Le courage, selon moi, reste principalement confiné à une vision aristotélicienne étroite, celle de faire face à un danger réel menaçant la vie et l’intégrité physique (…) C’est cette vision du courage que je développerai dans mon récit pour poser la question du courage moral.
Le courage moral, c’est-à-dire le concept, différent du simple courage ancien, est un développement assez récent ; le terme n’apparaît en littérature qu’au XIXe siècle. Il a fallu une société largement pacifiée pour que les gens pensent à distinguer le courage de se tenir debout en réunion – le courage de risquer le ridicule, l’humiliation, la perte d’emploi ou l’ostracisme social pour dénoncer l’injustice, ou de défier un supérieur immoral –du bon vieux courage. Avant cela, se révolter contre les juges essayant de brûler votre voisin en tant que sorcier ou votre cousin en tant qu’hérétique pourrait vous faire brûler en tant que tel aussi. Votre vie était en jeu. Un jeune homme qui témoigne, ou qui a la capacité de témoigner, contre des personnes puissantes dans une certaine affaire d’explosion fait preuve d’un bon vieux courage ; sa vie est malheureusement très en jeu et probablement très courte (comme prouvé) en raison de son témoignage potentiel et/ou de ses preuves incriminantes. Nul besoin de recourir au courage moral pour le trouver digne d’admiration.

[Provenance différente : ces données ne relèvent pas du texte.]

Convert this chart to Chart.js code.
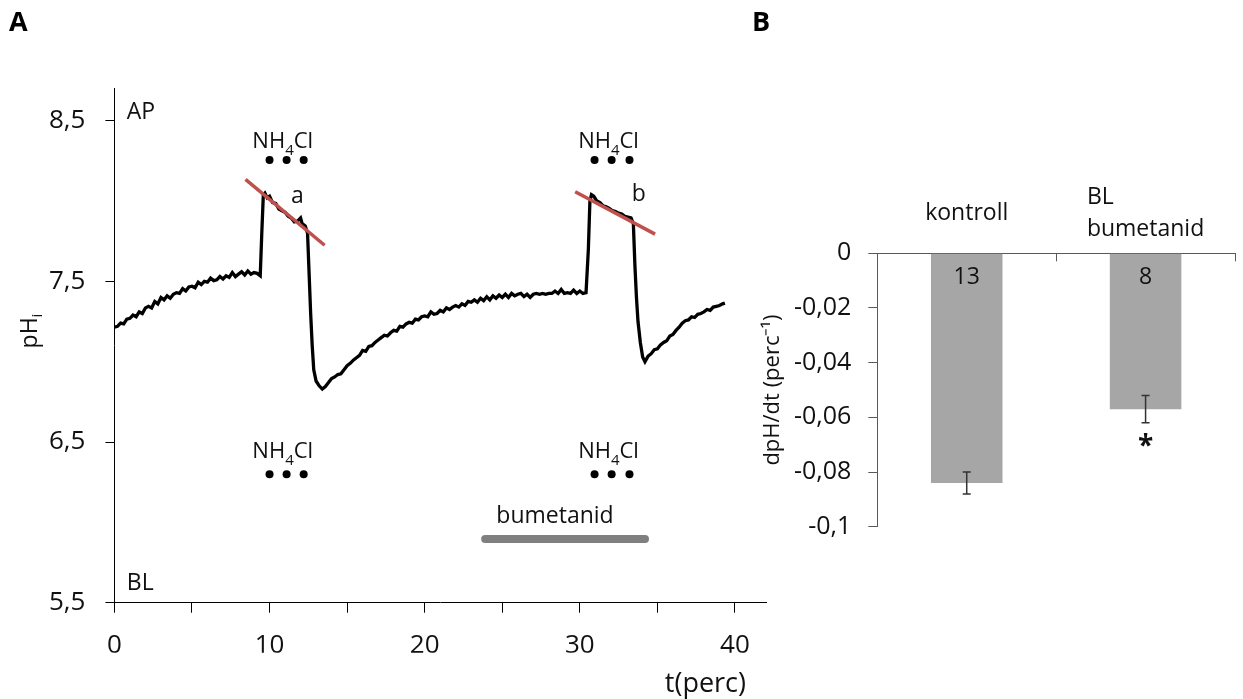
<!DOCTYPE html>
<html>
<head>
<meta charset="utf-8">
<script src="https://cdn.jsdelivr.net/npm/chart.js@4.4.1/dist/chart.umd.min.js"></script>
<style>
  body { margin: 0; background: #fff; }
  #wrap { position: relative; width: 1243px; height: 699px; overflow: hidden; }
  canvas { position: absolute; top: 0; }
  #phChart { left: 0; }
  #slopeChart { left: 740px; }
  .tag { position: absolute; top: 2px; font: bold 27px "Open Sans", sans-serif; color: #000; }
</style>
</head>
<body>
<div id="wrap">
  <canvas id="phChart" width="780" height="699"></canvas>
  <canvas id="slopeChart" width="503" height="699"></canvas>
  <div class="tag" style="left:9px">A</div>
  <div class="tag" style="left:752px">B</div>
</div>
<script>
// ---- panel A: intracellular pH trace ----
const traceT = [
  0, 0.2, 0.4, 0.6, 0.8, 1.0, 1.2, 1.4, 1.6, 1.8,
  2.0, 2.2, 2.4, 2.6, 2.8, 3.0, 3.2, 3.4, 3.6, 3.8,
  4.0, 4.2, 4.4, 4.6, 4.8, 5.0, 5.2, 5.4, 5.6, 5.8,
  6.0, 6.2, 6.4, 6.6, 6.8, 7.0, 7.2, 7.4, 7.6, 7.8,
  8.0, 8.2, 8.4, 8.6, 8.8, 9.0, 9.2, 9.4, 9.5, 9.6,
  9.7, 9.85, 10.0, 10.2, 10.4, 10.6, 10.8, 11.0, 11.2, 11.4,
  11.6, 11.8, 12.0, 12.1, 12.3, 12.45, 12.55, 12.65, 12.75, 12.85,
  13.0, 13.2, 13.4, 13.6, 13.8, 14.0, 14.2, 14.4, 14.6, 14.8,
  15.0, 15.2, 15.4, 15.6, 15.8, 16.0, 16.2, 16.4, 16.6, 16.8,
  17.0, 17.2, 17.4, 17.6, 17.8, 18.0, 18.2, 18.4, 18.6, 18.8,
  19.0, 19.2, 19.4, 19.6, 19.8, 20.0, 20.2, 20.4, 20.6, 20.8,
  21.0, 21.2, 21.4, 21.6, 21.8, 22.0, 22.2, 22.4, 22.6, 22.8,
  23.0, 23.2, 23.4, 23.6, 23.8, 24.0, 24.2, 24.4, 24.6, 24.8,
  25.0, 25.2, 25.4, 25.6, 25.8, 26.0, 26.2, 26.4, 26.6, 26.8,
  27.0, 27.2, 27.4, 27.6, 27.8, 28.0, 28.2, 28.4, 28.6, 28.8,
  29.0, 29.2, 29.4, 29.6, 29.8, 30.0, 30.2, 30.4, 30.55, 30.65,
  30.75, 30.9, 31.1, 31.3, 31.5, 31.7, 31.9, 32.1, 32.3, 32.5,
  32.7, 32.9, 33.1, 33.3, 33.45, 33.55, 33.65, 33.75, 33.9, 34.05,
  34.2, 34.4, 34.6, 34.8, 35.0, 35.2, 35.4, 35.6, 35.8, 36.0,
  36.2, 36.4, 36.6, 36.8, 37.0, 37.2, 37.4, 37.6, 37.8, 38.0,
  38.2, 38.4, 38.6, 38.8, 39.0, 39.2, 39.35
];
const tracePH = [
  7.215, 7.22, 7.24, 7.235, 7.265, 7.27, 7.29, 7.28, 7.31, 7.30,
  7.335, 7.345, 7.335, 7.375, 7.36, 7.40, 7.385, 7.41, 7.395, 7.42,
  7.43, 7.425, 7.455, 7.44, 7.465, 7.47, 7.46, 7.495, 7.48, 7.50,
  7.495, 7.52, 7.505, 7.51, 7.53, 7.515, 7.535, 7.525, 7.555, 7.53,
  7.545, 7.56, 7.54, 7.565, 7.545, 7.555, 7.55, 7.535, 7.80, 8.04,
  8.05, 8.02, 8.03, 7.99, 7.985, 7.95, 7.94, 7.93, 7.905, 7.895,
  7.87, 7.875, 7.895, 7.86, 7.845, 7.80, 7.55, 7.30, 7.10, 6.95,
  6.88, 6.85, 6.83, 6.845, 6.87, 6.895, 6.905, 6.92, 6.925, 6.95,
  6.975, 6.99, 7.01, 7.025, 7.04, 7.07, 7.065, 7.095, 7.10, 7.12,
  7.135, 7.15, 7.165, 7.16, 7.18, 7.195, 7.19, 7.22, 7.215, 7.235,
  7.245, 7.24, 7.265, 7.26, 7.28, 7.285, 7.28, 7.31, 7.295, 7.30,
  7.32, 7.31, 7.335, 7.325, 7.34, 7.35, 7.34, 7.36, 7.35, 7.375,
  7.37, 7.385, 7.37, 7.395, 7.38, 7.405, 7.385, 7.41, 7.395, 7.415,
  7.40, 7.42, 7.40, 7.425, 7.41, 7.42, 7.425, 7.405, 7.42, 7.40,
  7.42, 7.425, 7.42, 7.425, 7.42, 7.425, 7.425, 7.44, 7.425, 7.45,
  7.425, 7.43, 7.425, 7.445, 7.425, 7.44, 7.425, 7.43, 7.70, 8.00,
  8.04, 8.03, 8.00, 7.99, 7.97, 7.965, 7.955, 7.94, 7.935, 7.925,
  7.92, 7.905, 7.90, 7.895, 7.86, 7.60, 7.40, 7.25, 7.12, 7.03,
  7.00, 7.035, 7.05, 7.075, 7.08, 7.105, 7.12, 7.13, 7.16, 7.17,
  7.195, 7.215, 7.24, 7.255, 7.26, 7.28, 7.275, 7.295, 7.30, 7.31,
  7.325, 7.32, 7.34, 7.345, 7.35, 7.36, 7.365
];

// fitted recovery slopes a and b
const slopeAT = [8.45, 13.55];
const slopeAPH = [8.135, 7.725];
const slopeBT = [29.7, 34.85];
const slopeBPH = [8.058, 7.794];

// NH4Cl pulse markers (apical row, basolateral row)
const pulseT = [10.0, 11.1, 12.2, 30.95, 32.05, 33.2];
const pulseRowPH = [8.255, 6.30];

// bumetanide exposure
const bumetanidT = [23.9, 34.2];
const bumetanidPH = 5.897;

const phTicks = [5.5, 6.5, 7.5, 8.5];
const timeTicks = [0, 5, 10, 15, 20, 25, 30, 35, 40];

// ---- panel B: recovery rates ----
const groups = [['kontroll'], ['BL', 'bumetanid']];
const slopeMeans = [-0.084, -0.057];
const slopeSEM = [0.004, 0.005];
const cellCounts = ['13', '8'];
const significance = ['', '*'];
const rateTicks = [0, -0.02, -0.04, -0.06, -0.08, -0.1];

Chart.defaults.font.family = '"Open Sans", sans-serif';
Chart.defaults.color = '#111';
Chart.defaults.animation = false;

const FONT = '"Open Sans", sans-serif';
const pts = (xs, ys) => xs.map((x, i) => ({ x, y: Array.isArray(ys) ? ys[i] : ys }));
const comma = v => String(v).replace('.', ',');

// text labels placed in data units
const phLabels = [
  { text: 'AP', t: 0.8, ph: 8.55, align: 'left' },
  { text: 'BL', t: 0.8, ph: 5.62, align: 'left' },
  { text: 'a', t: 11.8, ph: 8.03, align: 'center' },
  { text: 'b', t: 33.8, ph: 8.04, align: 'center' },
  { text: 'bumetanid', t: 28.4, ph: 6.035, align: 'center' }
];
const chemLabels = [
  { t: 10.85, ph: 8.37 }, { t: 31.85, ph: 8.37 },
  { t: 10.85, ph: 6.44 }, { t: 31.85, ph: 6.44 }
];

function drawNH4Cl(ctx, cx, cy) {
  const big = '22px ' + FONT, small = '15px ' + FONT;
  ctx.font = big;
  const w1 = ctx.measureText('NH').width;
  const w3 = ctx.measureText('Cl').width;
  ctx.font = small;
  const w2 = ctx.measureText('4').width;
  let x = cx - (w1 + w2 + w3) / 2;
  ctx.textAlign = 'left';
  ctx.textBaseline = 'middle';
  ctx.font = big;
  ctx.fillText('NH', x, cy);
  x += w1;
  ctx.font = small;
  ctx.fillText('4', x, cy + 9);
  x += w2;
  ctx.font = big;
  ctx.fillText('Cl', x, cy);
}

const phText = {
  id: 'phText',
  afterDraw(chart) {
    const { ctx, scales: { x, y }, chartArea } = chart;
    ctx.save();
    ctx.fillStyle = '#111';
    ctx.font = '23px ' + FONT;
    ctx.textBaseline = 'middle';
    phLabels.forEach(l => {
      ctx.textAlign = l.align;
      ctx.fillText(l.text, x.getPixelForValue(l.t), y.getPixelForValue(l.ph));
    });
    chemLabels.forEach(l => drawNH4Cl(ctx, x.getPixelForValue(l.t), y.getPixelForValue(l.ph)));

    // axis titles
    ctx.font = '27px ' + FONT;
    ctx.textAlign = 'right';
    ctx.fillText('t(perc)', chartArea.right - 20, 684);

    ctx.translate(30, 331);
    ctx.rotate(-Math.PI / 2);
    ctx.textAlign = 'left';
    ctx.font = '23px ' + FONT;
    const wp = ctx.measureText('pH').width;
    ctx.font = '15px ' + FONT;
    const wi = ctx.measureText('i').width;
    ctx.font = '23px ' + FONT;
    ctx.fillText('pH', -(wp + wi) / 2, 0);
    ctx.font = '15px ' + FONT;
    ctx.fillText('i', -(wp + wi) / 2 + wp, 8);
    ctx.restore();
  }
};

new Chart(document.getElementById('phChart'), {
  type: 'scatter',
  data: {
    datasets: [
      { data: pts(slopeAT, slopeAPH), showLine: true, borderColor: '#c0504d', borderWidth: 3.5, pointRadius: 0 },
      { data: pts(slopeBT, slopeBPH), showLine: true, borderColor: '#c0504d', borderWidth: 3.5, pointRadius: 0 },
      { data: pts(traceT, tracePH), showLine: true, borderColor: '#000', borderWidth: 3.3, pointRadius: 0 },
      { data: pts(pulseT, pulseRowPH[0]), pointRadius: 4, backgroundColor: '#000', borderWidth: 0 },
      { data: pts(pulseT, pulseRowPH[1]), pointRadius: 4, backgroundColor: '#000', borderWidth: 0 },
      { data: pts(bumetanidT, bumetanidPH), showLine: true, borderColor: '#7f7f7f', borderWidth: 8,
        borderCapStyle: 'round', pointRadius: 0 }
    ]
  },
  options: {
    responsive: false,
    devicePixelRatio: 1,
    layout: { padding: { top: 88.6, right: 14, bottom: 46.3, left: 0 } },
    plugins: { legend: { display: false }, tooltip: { enabled: false } },
    scales: {
      x: {
        type: 'linear', min: 0, max: 42,
        afterBuildTicks: s => { s.ticks = timeTicks.map(v => ({ value: v })); },
        afterFit: s => { s.height = 50; },
        ticks: { callback: v => (v % 10 === 0 ? String(v) : ''), font: { size: 26 }, padding: 17, maxRotation: 0 },
        grid: { drawOnChartArea: false, tickLength: 10, color: '#000' },
        border: { color: '#000', width: 1 }
      },
      y: {
        type: 'linear', min: 5.5, max: 8.7,
        afterBuildTicks: s => { s.ticks = phTicks.map(v => ({ value: v })); },
        afterFit: s => { s.width = 114.4; },
        ticks: { callback: v => comma(v.toFixed(1)), font: { size: 26 }, padding: 20 },
        grid: { drawOnChartArea: false, tickLength: 9, color: '#000' },
        border: { color: '#000', width: 1 }
      }
    }
  },
  plugins: [phText]
});

const slopeText = {
  id: 'slopeText',
  afterDraw(chart) {
    const { ctx, scales: { x, y }, chartArea } = chart;
    ctx.save();
    ctx.fillStyle = '#111';
    ctx.font = '23px ' + FONT;
    ctx.textBaseline = 'middle';

    // category labels above the top axis, lines left-aligned in a centred block
    groups.forEach((lines, i) => {
      const cx = x.getPixelForValue(i);
      const w = Math.max(...lines.map(s => ctx.measureText(s).width));
      const lh = 32;
      const y0 = chartArea.top - 40 - (lines.length - 1) * lh / 2;
      ctx.textAlign = 'left';
      lines.forEach((s, j) => ctx.fillText(s, cx - w / 2, y0 + j * lh));
    });

    slopeMeans.forEach((m, i) => {
      const cx = x.getPixelForValue(i);
      // n inside the bar
      ctx.textAlign = 'center';
      ctx.font = '23px ' + FONT;
      ctx.fillText(cellCounts[i], cx, chartArea.top + 24);

      // error bar
      const yTop = y.getPixelForValue(m + slopeSEM[i]);
      const yBot = y.getPixelForValue(m - slopeSEM[i]);
      ctx.strokeStyle = '#333';
      ctx.lineWidth = 1.5;
      ctx.beginPath();
      ctx.moveTo(cx, yTop); ctx.lineTo(cx, yBot);
      ctx.moveTo(cx - 4, yTop); ctx.lineTo(cx + 4, yTop);
      ctx.moveTo(cx - 4, yBot); ctx.lineTo(cx + 4, yBot);
      ctx.stroke();

      if (significance[i]) {
        ctx.font = 'bold 28px ' + FONT;
        ctx.fillText(significance[i], cx, yBot + 24);
      }
    });
    ctx.restore();
  }
};

new Chart(document.getElementById('slopeChart'), {
  type: 'bar',
  data: {
    labels: groups,
    datasets: [{ data: slopeMeans, backgroundColor: '#a6a6a6', barPercentage: 0.4, categoryPercentage: 1 }]
  },
  options: {
    responsive: false,
    devicePixelRatio: 1,
    layout: { padding: { top: 213.3, right: 8, bottom: 172.3, left: 0 } },
    plugins: { legend: { display: false }, tooltip: { enabled: false } },
    scales: {
      x: {
        position: 'top',
        afterFit: s => { s.height = 40; },
        ticks: { display: false },
        grid: { offset: true, drawOnChartArea: false, tickLength: -8, color: '#595959' },
        border: { color: '#595959', width: 1 }
      },
      y: {
        min: -0.1, max: 0,
        afterBuildTicks: s => { s.ticks = rateTicks.map(v => ({ value: v })); },
        afterFit: s => { s.width = 137.3; },
        ticks: { callback: v => comma(+v.toFixed(2)), font: { size: 25 }, padding: 17 },
        grid: { drawOnChartArea: false, tickLength: 9, color: '#595959' },
        border: { color: '#595959', width: 1 },
        title: { display: true, text: 'dpH/dt (perc\u207B\u00B9)', font: { size: 22 }, padding: { top: 20, bottom: 0 } }
      }
    }
  },
  plugins: [slopeText]
});
</script>
</body>
</html>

Mais le courage moral porte une condition éloquente qui, dans certains domaines, le distingue du courage physique. Le courage moral est un courage solitaire. Le courage physique n’est pas moins courageux d’avoir l’appui de camarades à gauche et à droite dans un mur de bouclier, et quand il doit s’accomplir seul, il n’en est que plus admirable. Mais le courage moral perd une grande partie de sa vertu lorsqu’il est soutenu par un groupe de soutien substantiel. Il faut peu de courage, moral ou autre, par exemple, pour s’élever contre la guerre ou contre la politique d’Israël dans un cadre universitaire du monde occidental.
Le courage moral, cependant, ne peut se passer du courage physique. Imaginez la personne qui, toute seule, dénonce une injustice dans une réunion hostile à la position morale et juste qu’il défend, mais qui se rétracte dès que quelqu’un menace de le frapper une fois la réunion levée. Le courage moral ne peut se laisser étouffer par un regard menaçant, ni même par une attaque physique. Malheureusement, il n’y a pas de révolution sans douleur…
Je ne revendique pas tout ce qui précède, je n’ai pas encore affronté ces moments et je ne le souhaite pas. Cependant, lorsque nous nous trouvons face à quelqu’un qui incarne le courage moral, le soutenir et se rallier à lui devient l’acte le plus important de notre vie.
Rester silencieux face au mal est, en soi ,une forme de mal.